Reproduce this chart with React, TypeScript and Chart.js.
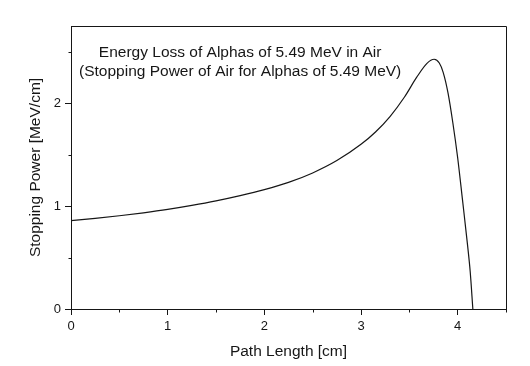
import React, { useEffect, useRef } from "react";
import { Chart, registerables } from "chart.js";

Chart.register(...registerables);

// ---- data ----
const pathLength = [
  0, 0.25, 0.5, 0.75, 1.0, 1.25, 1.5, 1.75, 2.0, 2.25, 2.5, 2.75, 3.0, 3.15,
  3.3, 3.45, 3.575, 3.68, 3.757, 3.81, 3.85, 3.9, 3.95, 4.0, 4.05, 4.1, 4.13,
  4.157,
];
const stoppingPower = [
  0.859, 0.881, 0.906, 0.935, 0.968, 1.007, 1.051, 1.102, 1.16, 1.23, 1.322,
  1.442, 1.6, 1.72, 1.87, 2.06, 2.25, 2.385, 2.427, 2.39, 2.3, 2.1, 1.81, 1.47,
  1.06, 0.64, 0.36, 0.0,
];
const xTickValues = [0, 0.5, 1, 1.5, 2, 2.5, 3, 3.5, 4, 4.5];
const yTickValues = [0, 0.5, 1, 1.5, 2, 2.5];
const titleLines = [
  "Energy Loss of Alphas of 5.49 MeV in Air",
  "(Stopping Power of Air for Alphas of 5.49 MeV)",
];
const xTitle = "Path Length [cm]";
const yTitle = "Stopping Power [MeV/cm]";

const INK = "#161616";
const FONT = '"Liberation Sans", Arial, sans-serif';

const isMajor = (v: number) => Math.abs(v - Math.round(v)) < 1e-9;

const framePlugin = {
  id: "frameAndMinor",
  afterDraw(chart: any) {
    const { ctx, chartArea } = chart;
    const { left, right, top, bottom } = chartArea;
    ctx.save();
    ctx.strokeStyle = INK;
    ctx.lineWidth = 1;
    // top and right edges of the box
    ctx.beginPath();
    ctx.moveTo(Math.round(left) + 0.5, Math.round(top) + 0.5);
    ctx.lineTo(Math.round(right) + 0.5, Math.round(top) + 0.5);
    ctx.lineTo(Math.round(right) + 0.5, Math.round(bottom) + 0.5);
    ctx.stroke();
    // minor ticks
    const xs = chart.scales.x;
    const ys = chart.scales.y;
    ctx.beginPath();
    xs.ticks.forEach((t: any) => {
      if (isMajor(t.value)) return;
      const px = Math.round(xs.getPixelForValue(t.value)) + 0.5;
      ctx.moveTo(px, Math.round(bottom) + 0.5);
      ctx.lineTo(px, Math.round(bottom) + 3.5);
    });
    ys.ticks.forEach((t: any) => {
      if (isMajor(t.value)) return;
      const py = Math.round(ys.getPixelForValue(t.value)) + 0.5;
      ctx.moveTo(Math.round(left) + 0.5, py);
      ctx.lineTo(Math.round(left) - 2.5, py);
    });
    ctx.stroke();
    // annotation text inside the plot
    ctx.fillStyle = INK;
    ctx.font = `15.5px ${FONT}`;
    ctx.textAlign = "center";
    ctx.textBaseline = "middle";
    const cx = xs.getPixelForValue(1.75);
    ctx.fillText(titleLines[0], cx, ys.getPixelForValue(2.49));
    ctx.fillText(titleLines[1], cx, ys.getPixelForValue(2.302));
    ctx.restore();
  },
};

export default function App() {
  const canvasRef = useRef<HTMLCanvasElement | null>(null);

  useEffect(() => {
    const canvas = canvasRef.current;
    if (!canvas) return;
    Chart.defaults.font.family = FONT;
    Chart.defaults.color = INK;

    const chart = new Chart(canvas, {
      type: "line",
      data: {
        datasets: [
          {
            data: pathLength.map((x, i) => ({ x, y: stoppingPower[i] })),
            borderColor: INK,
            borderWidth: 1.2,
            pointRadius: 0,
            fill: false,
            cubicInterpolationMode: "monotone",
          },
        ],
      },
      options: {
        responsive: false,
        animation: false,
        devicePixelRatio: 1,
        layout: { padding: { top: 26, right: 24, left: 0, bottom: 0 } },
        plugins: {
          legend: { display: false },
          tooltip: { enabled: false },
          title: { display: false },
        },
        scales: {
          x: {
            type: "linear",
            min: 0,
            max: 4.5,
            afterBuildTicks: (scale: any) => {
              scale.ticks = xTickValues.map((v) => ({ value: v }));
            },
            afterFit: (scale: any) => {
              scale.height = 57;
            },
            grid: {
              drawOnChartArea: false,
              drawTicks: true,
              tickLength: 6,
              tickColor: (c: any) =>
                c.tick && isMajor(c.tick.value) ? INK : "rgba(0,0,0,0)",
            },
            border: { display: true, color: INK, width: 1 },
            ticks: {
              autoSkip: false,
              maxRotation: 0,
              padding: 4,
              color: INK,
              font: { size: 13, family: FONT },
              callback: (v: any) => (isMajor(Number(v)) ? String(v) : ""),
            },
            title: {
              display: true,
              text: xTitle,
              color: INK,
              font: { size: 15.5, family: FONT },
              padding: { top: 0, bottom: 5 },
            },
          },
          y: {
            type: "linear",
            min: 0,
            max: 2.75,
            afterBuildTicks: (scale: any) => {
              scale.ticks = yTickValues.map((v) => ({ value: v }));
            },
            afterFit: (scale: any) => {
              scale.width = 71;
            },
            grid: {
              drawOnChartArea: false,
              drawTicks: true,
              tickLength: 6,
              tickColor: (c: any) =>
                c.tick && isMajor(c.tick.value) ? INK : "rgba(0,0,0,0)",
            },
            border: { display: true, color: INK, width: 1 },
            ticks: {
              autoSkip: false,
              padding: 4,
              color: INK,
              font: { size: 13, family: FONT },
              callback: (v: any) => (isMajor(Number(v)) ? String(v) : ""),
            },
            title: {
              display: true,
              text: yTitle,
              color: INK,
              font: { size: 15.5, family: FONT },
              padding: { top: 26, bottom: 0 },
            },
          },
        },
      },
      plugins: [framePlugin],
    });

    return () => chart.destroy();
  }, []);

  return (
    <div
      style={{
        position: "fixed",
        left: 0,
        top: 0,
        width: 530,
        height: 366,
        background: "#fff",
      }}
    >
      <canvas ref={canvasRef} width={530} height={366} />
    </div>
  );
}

**Given exercise**
Extract the full listing exactly, with the pictures left out.

**In response**
Reproduce this chart with React, TypeScript and Chart.js.
import React, { useEffect, useRef } from "react";
import { Chart, registerables } from "chart.js";

Chart.register(...registerables);

// ---- data ----
const pathLength = [
  0, 0.25, 0.5, 0.75, 1.0, 1.25, 1.5, 1.75, 2.0, 2.25, 2.5, 2.75, 3.0, 3.15,
  3.3, 3.45, 3.575, 3.68, 3.757, 3.81, 3.85, 3.9, 3.95, 4.0, 4.05, 4.1, 4.13,
  4.157,
];
const stoppingPower = [
  0.859, 0.881, 0.906, 0.935, 0.968, 1.007, 1.051, 1.102, 1.16, 1.23, 1.322,
  1.442, 1.6, 1.72, 1.87, 2.06, 2.25, 2.385, 2.427, 2.39, 2.3, 2.1, 1.81, 1.47,
  1.06, 0.64, 0.36, 0.0,
];
const xTickValues = [0, 0.5, 1, 1.5, 2, 2.5, 3, 3.5, 4, 4.5];
const yTickValues = [0, 0.5, 1, 1.5, 2, 2.5];
const titleLines = [
  "Energy Loss of Alphas of 5.49 MeV in Air",
  "(Stopping Power of Air for Alphas of 5.49 MeV)",
];
const xTitle = "Path Length [cm]";
const yTitle = "Stopping Power [MeV/cm]";

const INK = "#161616";
const FONT = '"Liberation Sans", Arial, sans-serif';

const isMajor = (v: number) => Math.abs(v - Math.round(v)) < 1e-9;

const framePlugin = {
  id: "frameAndMinor",
  afterDraw(chart: any) {
    const { ctx, chartArea } = chart;
    const { left, right, top, bottom } = chartArea;
    ctx.save();
    ctx.strokeStyle = INK;
    ctx.lineWidth = 1;
    // top and right edges of the box
    ctx.beginPath();
    ctx.moveTo(Math.round(left) + 0.5, Math.round(top) + 0.5);
    ctx.lineTo(Math.round(right) + 0.5, Math.round(top) + 0.5);
    ctx.lineTo(Math.round(right) + 0.5, Math.round(bottom) + 0.5);
    ctx.stroke();
    // minor ticks
    const xs = chart.scales.x;
    const ys = chart.scales.y;
    ctx.beginPath();
    xs.ticks.forEach((t: any) => {
      if (isMajor(t.value)) return;
      const px = Math.round(xs.getPixelForValue(t.value)) + 0.5;
      ctx.moveTo(px, Math.round(bottom) + 0.5);
      ctx.lineTo(px, Math.round(bottom) + 3.5);
    });
    ys.ticks.forEach((t: any) => {
      if (isMajor(t.value)) return;
      const py = Math.round(ys.getPixelForValue(t.value)) + 0.5;
      ctx.moveTo(Math.round(left) + 0.5, py);
      ctx.lineTo(Math.round(left) - 2.5, py);
    });
    ctx.stroke();
    // annotation text inside the plot
    ctx.fillStyle = INK;
    ctx.font = `15.5px ${FONT}`;
    ctx.textAlign = "center";
    ctx.textBaseline = "middle";
    const cx = xs.getPixelForValue(1.75);
    ctx.fillText(titleLines[0], cx, ys.getPixelForValue(2.49));
    ctx.fillText(titleLines[1], cx, ys.getPixelForValue(2.302));
    ctx.restore();
  },
};

export default function App() {
  const canvasRef = useRef<HTMLCanvasElement | null>(null);

  useEffect(() => {
    const canvas = canvasRef.current;
    if (!canvas) return;
    Chart.defaults.font.family = FONT;
    Chart.defaults.color = INK;

    const chart = new Chart(canvas, {
      type: "line",
      data: {
        datasets: [
          {
            data: pathLength.map((x, i) => ({ x, y: stoppingPower[i] })),
            borderColor: INK,
            borderWidth: 1.2,
            pointRadius: 0,
            fill: false,
            cubicInterpolationMode: "monotone",
          },
        ],
      },
      options: {
        responsive: false,
        animation: false,
        devicePixelRatio: 1,
        layout: { padding: { top: 26, right: 24, left: 0, bottom: 0 } },
        plugins: {
          legend: { display: false },
          tooltip: { enabled: false },
          title: { display: false },
        },
        scales: {
          x: {
            type: "linear",
            min: 0,
            max: 4.5,
            afterBuildTicks: (scale: any) => {
              scale.ticks = xTickValues.map((v) => ({ value: v }));
            },
            afterFit: (scale: any) => {
              scale.height = 57;
            },
            grid: {
              drawOnChartArea: false,
              drawTicks: true,
              tickLength: 6,
              tickColor: (c: any) =>
                c.tick && isMajor(c.tick.value) ? INK : "rgba(0,0,0,0)",
            },
            border: { display: true, color: INK, width: 1 },
            ticks: {
              autoSkip: false,
              maxRotation: 0,
              padding: 4,
              color: INK,
              font: { size: 13, family: FONT },
              callback: (v: any) => (isMajor(Number(v)) ? String(v) : ""),
            },
            title: {
              display: true,
              text: xTitle,
              color: INK,
              font: { size: 15.5, family: FONT },
              padding: { top: 0, bottom: 5 },
            },
          },
          y: {
            type: "linear",
            min: 0,
            max: 2.75,
            afterBuildTicks: (scale: any) => {
              scale.ticks = yTickValues.map((v) => ({ value: v }));
            },
            afterFit: (scale: any) => {
              scale.width = 71;
            },
            grid: {
              drawOnChartArea: false,
              drawTicks: true,
              tickLength: 6,
              tickColor: (c: any) =>
                c.tick && isMajor(c.tick.value) ? INK : "rgba(0,0,0,0)",
            },
            border: { display: true, color: INK, width: 1 },
            ticks: {
              autoSkip: false,
              padding: 4,
              color: INK,
              font: { size: 13, family: FONT },
              callback: (v: any) => (isMajor(Number(v)) ? String(v) : ""),
            },
            title: {
              display: true,
              text: yTitle,
              color: INK,
              font: { size: 15.5, family: FONT },
              padding: { top: 26, bottom: 0 },
            },
          },
        },
      },
      plugins: [framePlugin],
    });

    return () => chart.destroy();
  }, []);

  return (
    <div
      style={{
        position: "fixed",
        left: 0,
        top: 0,
        width: 530,
        height: 366,
        background: "#fff",
      }}
    >
      <canvas ref={canvasRef} width={530} height={366} />
    </div>
  );
}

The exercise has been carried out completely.